I could go on – I haven’t even discussed how Nick is starting to mimic DCOMs, especially musical ones – but I think the salient points are clear: Disney and Nickelodeon, have, essentially, reinstated the old studio system, where stars were held to a morality clause, promoted the studio above all, and mixed and matched in whatever projects the studio decided to put them in.

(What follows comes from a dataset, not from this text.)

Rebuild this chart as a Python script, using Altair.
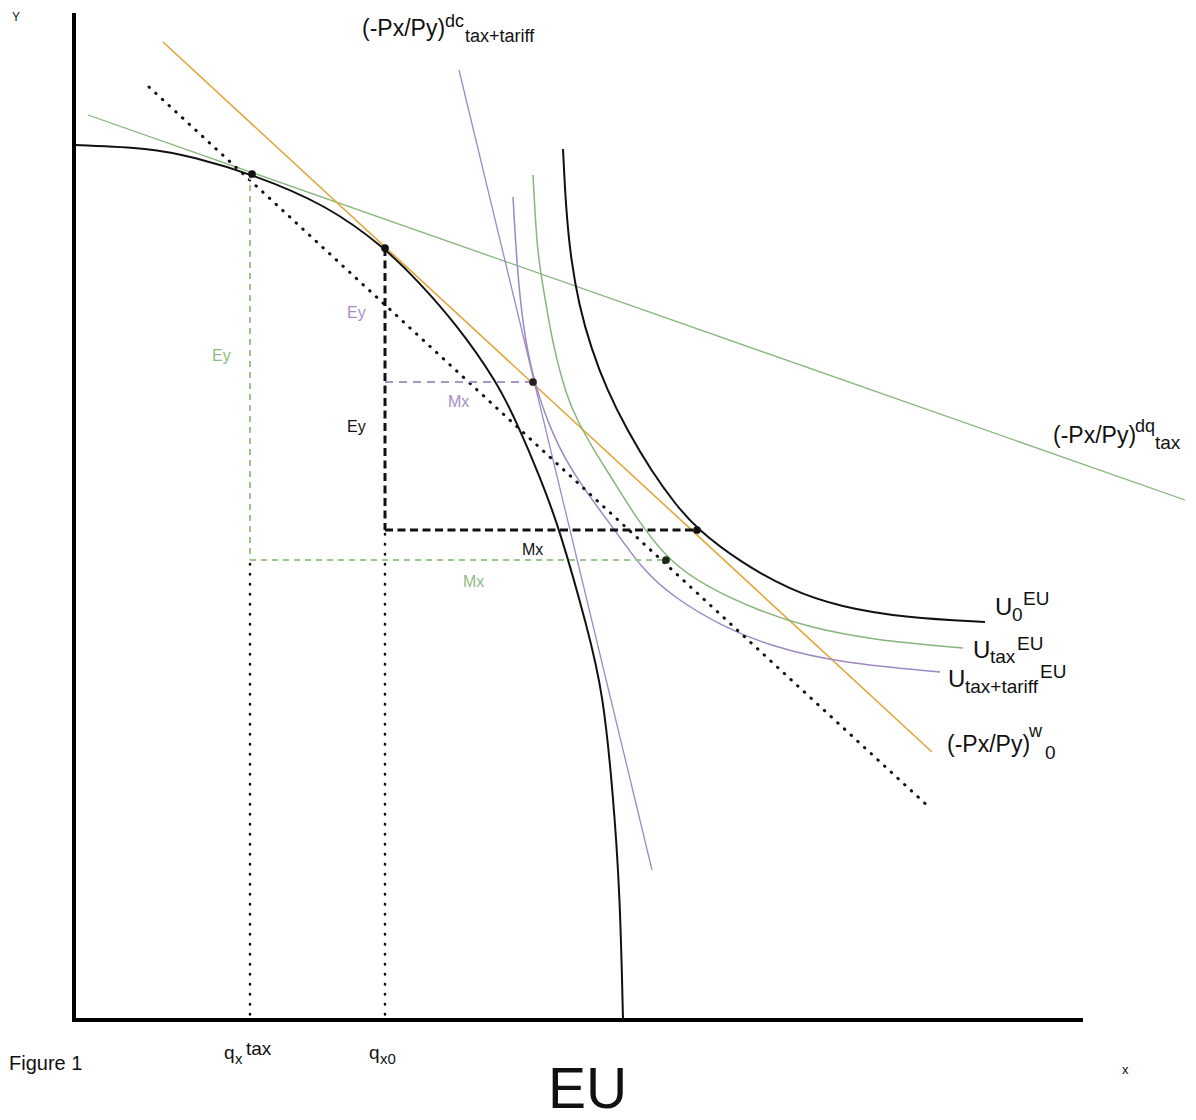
import altair as alt
import pandas as pd

# ---------------- data (page-pixel units) ----------------
# production possibility frontier (black, concave)
PPF_X = [75, 150, 193, 252, 327, 385, 418, 457, 497, 517, 540, 560, 588, 603, 613, 620, 623]
PPF_Y = [145, 148, 157, 174, 205, 248, 281, 325, 382, 423, 477, 530, 630, 693, 793, 893, 1020]

# indifference curves
U0_X = [563, 566, 571, 579, 591, 607, 627, 652, 676, 697, 740, 790, 840, 907, 985]
U0_Y = [149, 210, 260, 305, 348, 390, 430, 472, 505, 529, 562, 590, 607, 618, 622]
UTAX_X = [533, 537, 542, 553, 567, 577, 595, 613, 633, 667, 707, 757, 807, 873, 963]
UTAX_Y = [175, 250, 280, 347, 397, 420, 452, 480, 513, 560, 587, 610, 627, 640, 648]
UTT_X = [513, 517, 523, 533, 553, 577, 617, 643, 673, 723, 773, 840, 940]
UTT_Y = [197, 267, 327, 380, 437, 480, 533, 570, 597, 627, 647, 663, 672]

# straight price lines (start, end)
ORANGE_LINE = [(163, 42), (932, 752)]      # (-Px/Py)^w_0
GREEN_LINE = [(88, 115), (1185, 500)]      # (-Px/Py)^dq_tax
PURPLE_LINE = [(459, 70), (652, 870)]      # (-Px/Py)^dc_tax+tariff
DOTTED_LINE = [(149, 87), (930, 808)]

# axes
Y_AXIS = [(74, 13), (74, 1022)]
X_AXIS = [(72, 1020), (1083, 1020)]

# guide segments
BLACK_DASH = [[(385, 248), (385, 530)], [(385, 530), (697, 530)]]
GREEN_DASH = [[(250, 174), (250, 560)], [(250, 560), (666, 560)]]
PURPLE_DASH = [[(385, 382), (533, 382)]]
DROP_DOTS = [[(385, 534), (385, 1018)], [(250, 564), (250, 1018)]]

# equilibrium points
PT_X = [252, 385, 533, 697, 666]
PT_Y = [174, 248, 382, 530, 560]
PT_C = ["#111111", "#111111", "#222222", "#111111", "#1f2a1c"]

# colours
ORANGE = "#e2a63b"
GREEN = "#86b57c"
PURPLE = "#9d88c3"
GREEN_TXT = "#8cbd7e"
PURPLE_TXT = "#a690c6"

# text pieces: text, x(left), baseline y, size, colour
LBL_TEXT = ["(-Px/Py)", "dc", "tax+tariff",
            "(-Px/Py)", "dq", "tax",
            "U", "0", "EU",
            "U", "tax", "EU",
            "U", "tax+tariff", "EU",
            "(-Px/Py)", "w", "0",
            "Ey", "Ey", "Ey", "Mx", "Mx", "Mx",
            "Y", "x", "Figure 1",
            "q", "x", "tax", "q", "x0", "EU"]
LBL_X = [362, 445, 465,
         1053, 1135, 1155,
         995, 1012, 1023,
         973, 990, 1017,
         948, 965, 1040,
         947, 1029, 1045,
         212, 347, 347, 448, 522, 463,
         12, 1122, 9,
         224, 235, 246, 369, 380, 548]
LBL_Y = [36, 27, 42,
         443, 432, 449,
         615, 621, 605,
         658, 663, 650,
         687, 693, 678,
         752, 737, 759,
         361, 318, 432, 407, 555, 587,
         21, 1074, 1070,
         1059, 1064, 1055, 1059, 1064, 1108]
LBL_S = [23, 18, 18,
         23, 18, 19,
         24, 19, 19,
         24, 19, 19,
         24, 19, 19,
         23, 18, 19,
         16, 16, 16, 16, 16, 16,
         12, 13, 20,
         19, 15, 19, 19, 15, 57]
LBL_C = ["#111111"] * 18 + [GREEN_TXT, PURPLE_TXT, "#111111", PURPLE_TXT, "#111111", GREEN_TXT] \
        + ["#111111"] * 9


# ---------------- helpers ----------------
XS = alt.Scale(domain=[8, 1188], nice=False, zero=False)
YS = alt.Scale(domain=[8, 1112], nice=False, zero=False, reverse=True)


def seg_frame(segments):
    rows = []
    for s, seg in enumerate(segments):
        for o, (px, py) in enumerate(seg):
            rows.append({"seg": s, "ord": o, "x": px, "y": py})
    return pd.DataFrame(rows)


def line_layer(segments, color, width, dash=None, cap="butt", interp="linear"):
    kw = dict(color=color, strokeWidth=width, strokeCap=cap, interpolate=interp)
    if dash is not None:
        kw["strokeDash"] = dash
    return alt.Chart(seg_frame(segments)).mark_line(**kw).encode(
        x=alt.X("x:Q", scale=XS, axis=None),
        y=alt.Y("y:Q", scale=YS, axis=None),
        detail="seg:N",
        order=alt.Order("ord:Q"),
    )


def curve(xs, ys):
    return [list(zip(xs, ys))]


layers = [
    line_layer([GREEN_LINE], GREEN, 1.3),
    line_layer([ORANGE_LINE], ORANGE, 1.6),
    line_layer([PURPLE_LINE], PURPLE, 1.3),
    line_layer(curve(UTAX_X, UTAX_Y), GREEN, 1.5, interp="basis"),
    line_layer(curve(UTT_X, UTT_Y), PURPLE, 1.5, interp="basis"),
    line_layer(curve(U0_X, U0_Y), "#111111", 2, interp="basis"),
    line_layer(curve(PPF_X, PPF_Y), "#111111", 2, interp="basis"),
    line_layer([DOTTED_LINE], "#111111", 3, dash=[0.5, 8.6], cap="round"),
    line_layer(DROP_DOTS, "#111111", 2.6, dash=[0.5, 9.5], cap="round"),
    line_layer(BLACK_DASH, "#111111", 3, dash=[8, 4.5]),
    line_layer(GREEN_DASH, "#9cc58f", 2, dash=[6, 5]),
    line_layer(PURPLE_DASH, "#a897c9", 2, dash=[8, 6]),
    line_layer([Y_AXIS, X_AXIS], "#000000", 4),
]

pts = pd.DataFrame({"x": PT_X, "y": PT_Y, "c": PT_C})
layers.append(
    alt.Chart(pts).mark_circle(size=60, opacity=1).encode(
        x=alt.X("x:Q", scale=XS, axis=None),
        y=alt.Y("y:Q", scale=YS, axis=None),
        color=alt.Color("c:N", scale=None),
    )
)

lbl = pd.DataFrame({"t": LBL_TEXT, "x": LBL_X, "y": LBL_Y, "s": LBL_S, "c": LBL_C})
layers.append(
    alt.Chart(lbl).mark_text(align="left", baseline="alphabetic", font="Liberation Sans").encode(
        x=alt.X("x:Q", scale=XS, axis=None),
        y=alt.Y("y:Q", scale=YS, axis=None),
        text="t:N",
        size=alt.Size("s:Q", scale=None),
        color=alt.Color("c:N", scale=None),
    )
)

chart = alt.layer(*layers).properties(
    width=1180, height=1104, padding=0, autosize="none"
).configure_view(stroke=None)

chart.save("out.html", embed_options={"renderer": "svg", "actions": False})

And again, to be a modern Disney or Nickelodeon Star, you must:
- sing and dance, or fake it as best as you can,
- perform in not just your show or movie, but the overall pageantry of your network, via crossovers, promotional bits, and even at-home YouTube videos,
- and blur the lines between your real self and your character so that you are never, ever off-duty.
So to answer Sigrid’s question 4,000 words and 10 footnotes later, no. Britney Spears is not a Disney star. And with all the other crap she has to deal with in her life, I bet she’s really glad about that.